Campaign Legal Center Explains What’s At Stake in Upcoming Supreme Court Arizona Redistricting Case
Today, the Campaign Legal Center released a short video explaining what is at stake in Harris v. Arizona Independent Redistricting Commission, a case challenging the constitutionality of Arizona’s 2012 redistricting plan under the one person, one vote doctrine. The U.S. Supreme Court will hear oral argument on Tuesday, December 8. The Campaign Legal Center filed an amici brief on behalf of former Justice Department attorneys in support of the Commission’s redistricting plan.
The Campaign Legal Center’s brief explains that minor deviations in district population, which the plaintiffs challenge in the Arizona plan, are commonplace and constitutional when they further legitimate state interests, as they did here. As the brief makes clear, the state commission was fully justified in drawing districts with minor population deviations that complied with Section 5 of the Voting Rights Act and ensured that the plan did not decrease the opportunity of minority voters to elect their candidates of choice.
The video released today features Campaign Legal Center fellow Danielle Lang, who emphasizes that the Supreme Court’s decision in 2013 in Shelby County v. Holder, which struck down a key provision of the Voting Rights Act, does not render Arizona’s redistricting plan unconstitutional. “At the time of the redistricting, Section 5 compliance was clearly a rational and legitimate justification because it was legally required of Arizona,” explains Ms. Lang.

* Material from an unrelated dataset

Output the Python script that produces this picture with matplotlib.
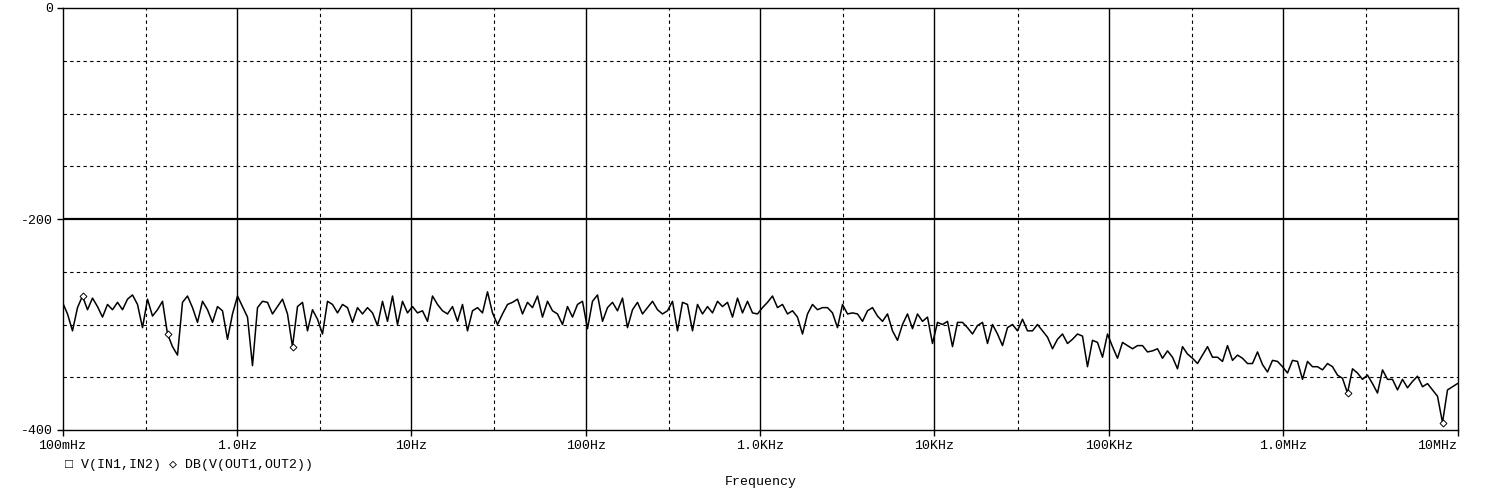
import numpy as np
import matplotlib
matplotlib.use('Agg')
import matplotlib.pyplot as plt
from matplotlib.ticker import NullLocator

# Trace values (dB) at even log-frequency steps, 100mHz .. 10MHz
mag_db = [
    # 100mHz - 1Hz
    -279, -290, -306, -284, -273, -286, -275, -283, -293, -281, -286, -279, -286, -276, -272,
    -281, -303, -276, -292, -286, -278, -309, -321, -329, -279, -273, -284, -298, -278, -286,
    -298, -283, -287, -314, -290,
    # 1Hz - 10Hz
    -273, -283, -293, -339, -284, -278, -279, -290, -283, -276, -290, -321, -283, -279, -306,
    -286, -295, -309, -278, -281, -289, -281, -284, -298, -284, -290, -284, -289, -301, -278,
    -297, -273, -300, -278, -289, -283,
    # 10Hz - 100Hz
    -289, -287, -297, -273, -281, -287, -290, -283, -297, -281, -306, -287, -284, -289, -269,
    -289, -300, -290, -281, -279, -276, -290, -279, -284, -273, -293, -278, -287, -290, -300,
    -283, -293, -281, -278, -304,
    # 100Hz - 1KHz
    -278, -272, -297, -284, -279, -287, -275, -303, -286, -279, -290, -284, -278, -286, -290,
    -287, -278, -306, -279, -281, -306, -281, -290, -283, -289, -278, -283, -279, -293, -275,
    -289, -278, -289, -290,
    # 1KHz - 10KHz
    -284, -279, -273, -284, -281, -290, -287, -293, -309, -290, -281, -286, -284, -284, -289,
    -303, -281, -290, -289, -290, -297, -287, -284, -292, -297, -290, -306, -315, -300, -290,
    -304, -290, -297, -293, -318,
    # 10KHz - 100KHz
    -298, -300, -297, -321, -298, -298, -303, -309, -301, -298, -318, -300, -309, -320, -303,
    -300, -306, -295, -306, -306, -300, -306, -312, -323, -314, -309, -318, -314, -309, -311,
    -340, -315, -317, -331, -309,
    # 100KHz - 1MHz
    -321, -332, -317, -320, -323, -320, -320, -326, -325, -323, -332, -325, -331, -342, -321,
    -328, -332, -337, -329, -321, -331, -331, -335, -320, -334, -329, -332, -337, -337, -326,
    -338, -345, -334, -335,
    # 1MHz - 10MHz
    -340, -346, -334, -335, -352, -335, -340, -340, -343, -337, -340, -348, -351, -365, -342,
    -346, -352, -348, -356, -365, -343, -352, -352, -362, -352, -360, -354, -349, -359, -356,
    -362, -368, -393, -362, -359, -356,
]
marker_idx = [4, 21, 46, 257, 276]

decades = [0.1, 1, 10, 100, 1e3, 1e4, 1e5, 1e6, 1e7]
decade_labels = ['100mHz', '1.0Hz', '10Hz', '100Hz', '1.0KHz', '10KHz', '100KHz', '1.0MHz', '10MHz']
third_decades = [0.3, 3, 30, 300, 3e3, 3e4, 3e5, 3e6]
y_ticks = [0, -200, -400]
y_dashed = [-50, -100, -150, -250, -300, -350]

mono = ['Liberation Mono', 'DejaVu Sans Mono']
plt.rcParams['font.family'] = mono
plt.rcParams['font.size'] = 9.5

W, H = 1487, 491
fig = plt.figure(figsize=(W / 100, H / 100), dpi=100)
ax = fig.add_axes([62.5 / W, 61 / H, 1395 / W, 422 / H])
ax.set_xscale('log')
ax.set_xlim(0.1, 1e7)
ax.set_ylim(-400, 0)

# grid
dash = (0, (3, 3))
for f in third_decades:
    ax.axvline(f, color='black', lw=0.8, ls=dash, zorder=1)
for f in decades[1:-1]:
    ax.axvline(f, color='black', lw=1.0, zorder=1)
for v in y_dashed:
    ax.axhline(v, color='black', lw=0.8, ls=dash, zorder=1)
ax.axhline(-200, color='black', lw=1.6, zorder=1)

freqs = np.logspace(-1, 7, len(mag_db))
ax.plot(freqs, mag_db, color='black', lw=1.1, zorder=3,
        marker='D', markevery=marker_idx, markersize=3.5,
        markerfacecolor='white', markeredgecolor='black', markeredgewidth=0.7)

ax.xaxis.set_minor_locator(NullLocator())
ax.set_xticks(decades)
ax.set_xticklabels(decade_labels)
ax.get_xticklabels()[-1].set_horizontalalignment('right')
ax.set_yticks(y_ticks)
ax.set_yticklabels([str(v) for v in y_ticks])
ax.tick_params(direction='out', length=4, width=1, pad=3, colors='black')
for s in ax.spines.values():
    s.set_color('black')
    s.set_linewidth(1.0)

fig.text(65 / W, 1 - 465 / H, '\u25a1 V(IN1,IN2) \u25c7 DB(V(OUT1,OUT2))',
         va='center', ha='left', family=mono, fontsize=9.5)
fig.text(761 / W, 1 - 482 / H, 'Frequency', va='center', ha='center', family=mono, fontsize=9.5)

fig.savefig('out.png', dpi=100, facecolor='white')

The Campaign Legal Center stresses that if the challengers to the Arizona plan are successful, it would unnecessarily cause substantial disruption and upset political stability in states and municipalities nationwide. “Between 2010 and 2013, 1160 redistricting plans, state and local, were submitted to the Department of Justice for preclearance. If the Court adopts the rule that [the challengers] propose, which is incorrect, it would call into question all of these plans,” says Danielle Lang. “This should not be a hard case, but it’s undeniably an important case and could have ramifications across the country.”